Exchanges: More strategic jostling in US equity

Brokers are looking to counterbalance the effects of exchange consolidation

The market is rife with speculation that Merrill Lynch and Citadel, a large US hedge fund, each plan to buy a 10% stake in the Philadelphia Stock Exchange.

The move is the second recent significant development in the US equity market since the New York Stock Exchange announced its merger with electronic rival Archipelago and Nasdaq its merger with I-Net, a leading ECN.

Shortly after those announcements, Knight Trading Group bought Attain, a small ECN, in a strategic move that competitors and industry analysts believe could help the broker exploit new market data revenue opportunities that arise out of the recently approved Reg NMS and give it a pivotal role in any backlash from the reduced competition among US exchanges.

Merrill's move could be aimed at something similar.
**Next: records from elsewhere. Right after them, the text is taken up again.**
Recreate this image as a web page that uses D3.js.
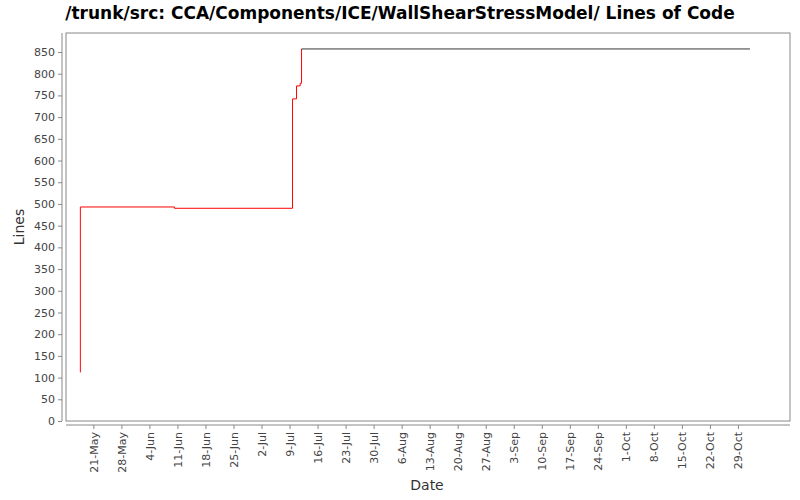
<!DOCTYPE html>
<html><head><meta charset="utf-8">
<script src="https://cdn.jsdelivr.net/npm/d3@7"></script>
<style>body{margin:0;background:#fff}text{font-family:"DejaVu Sans",sans-serif}</style>
</head><body><svg id="c" width="800" height="500"></svg>
<script>
// step data
var dates = ["2007-05-17T18:00Z", "2007-06-10T06:00Z", "2007-07-09T18:00Z", "2007-07-10T18:00Z", "2007-07-11T16:00Z", "2007-07-12T00:00Z"];
var lines = [112, 493, 490, 742, 772, 778, 857];
var endDate = "2007-11-01T00:00Z";
var yTicks = d3.range(0, 851, 50);

var parse = d3.isoParse;
var svg = d3.select("#c");
var pLeft = 66, pRight = 790, pTop = 33, pBottom = 421;

var x = d3.scaleUtc().domain([parse("2007-05-14T04:00Z"), parse("2007-11-11T00:00Z")]).range([pLeft, pRight]);
var y = d3.scaleLinear().domain([0, 850]).range([421, 52]);

svg.append("text").attr("x", 400).attr("y", 19).attr("text-anchor", "middle")
  .attr("font-size", 17).attr("font-weight", "bold")
  .text("/trunk/src: CCA/Components/ICE/WallShearStressModel/ Lines of Code");

svg.append("rect").attr("x", pLeft).attr("y", pTop).attr("width", pRight - pLeft).attr("height", pBottom - pTop)
  .attr("fill", "#fff").attr("stroke", "#888");

// y axis
var ya = svg.append("g").attr("transform", "translate(" + (pLeft - 4) + ",0)")
  .call(d3.axisLeft(y).tickValues(yTicks).tickSize(4).tickSizeOuter(0));
ya.select(".domain").attr("stroke", "#888").attr("d", "M0," + pTop + "V" + pBottom);
ya.selectAll("line").attr("stroke", "#888");
ya.selectAll("text").attr("font-size", 11).attr("fill", "#444");

// x axis, weekly ticks from 21-May
var xt = d3.utcDay.range(parse("2007-05-21T00:00Z"), parse("2007-11-01T00:00Z"), 7);
var xa = svg.append("g").attr("transform", "translate(0," + (pBottom + 4) + ")")
  .call(d3.axisBottom(x).tickValues(xt).tickFormat(d3.utcFormat("%-d-%b")).tickSize(4).tickSizeOuter(0));
xa.select(".domain").attr("stroke", "#888").attr("d", "M" + pLeft + ",0H" + pRight);
xa.selectAll("line").attr("stroke", "#888");
xa.selectAll("text").attr("font-size", 11).attr("fill", "#444")
  .attr("transform", "rotate(-90)").attr("text-anchor", "end")
  .attr("x", -7).attr("y", 0).attr("dy", "0.35em");

svg.append("text").attr("x", 427).attr("y", 490).attr("text-anchor", "middle").attr("font-size", 14).attr("fill", "#333").text("Date");
svg.append("text").attr("transform", "translate(24,227) rotate(-90)").attr("text-anchor", "middle").attr("font-size", 14).attr("fill", "#333").text("Lines");

var pts = [];
dates.forEach(function (d, i) {
  if (i === 0) pts.push([x(parse(d)), y(lines[0])]);
  pts.push([x(parse(d)), y(lines[i])]);
  pts.push([x(parse(d)), y(lines[i + 1])]);
});
svg.append("path").attr("d", d3.line()(pts)).attr("fill", "none").attr("stroke", "red").attr("stroke-width", 1);
var last = parse(dates[dates.length - 1]);
svg.append("path").attr("d", d3.line()([[x(last), y(lines[lines.length - 1])], [x(parse(endDate)), y(lines[lines.length - 1])]]))
  .attr("fill", "none").attr("stroke", "#000").attr("stroke-width", 0.8);
</script></body></html>
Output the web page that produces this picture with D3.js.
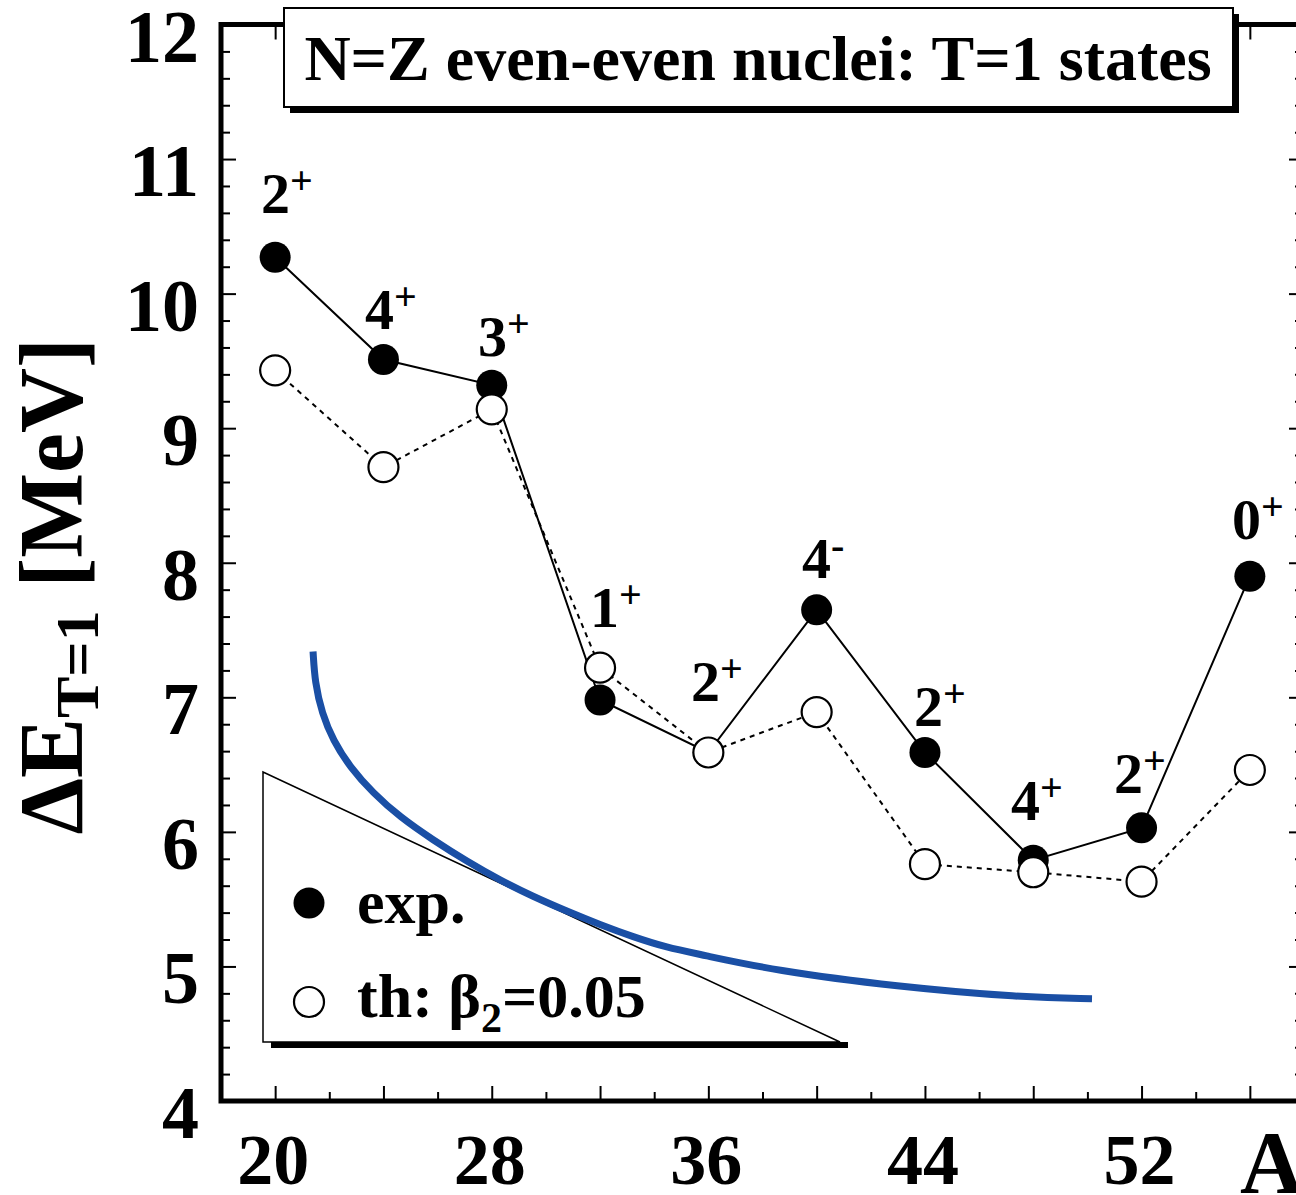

"As exchanges move toward new governance structures, there is the potential for bifurcation of interests between users and shareholders," says Samir Misra, a director at Mercer Oliver Wyman. "Users may fear a reduction in competition as a result of the recent consolidation. By buying a stake in an exchange, brokers get the chance to influence the future direction of exchange innovation and competition, while also positioning themselves to capture some upside from subsequent appreciation in value of the exchange."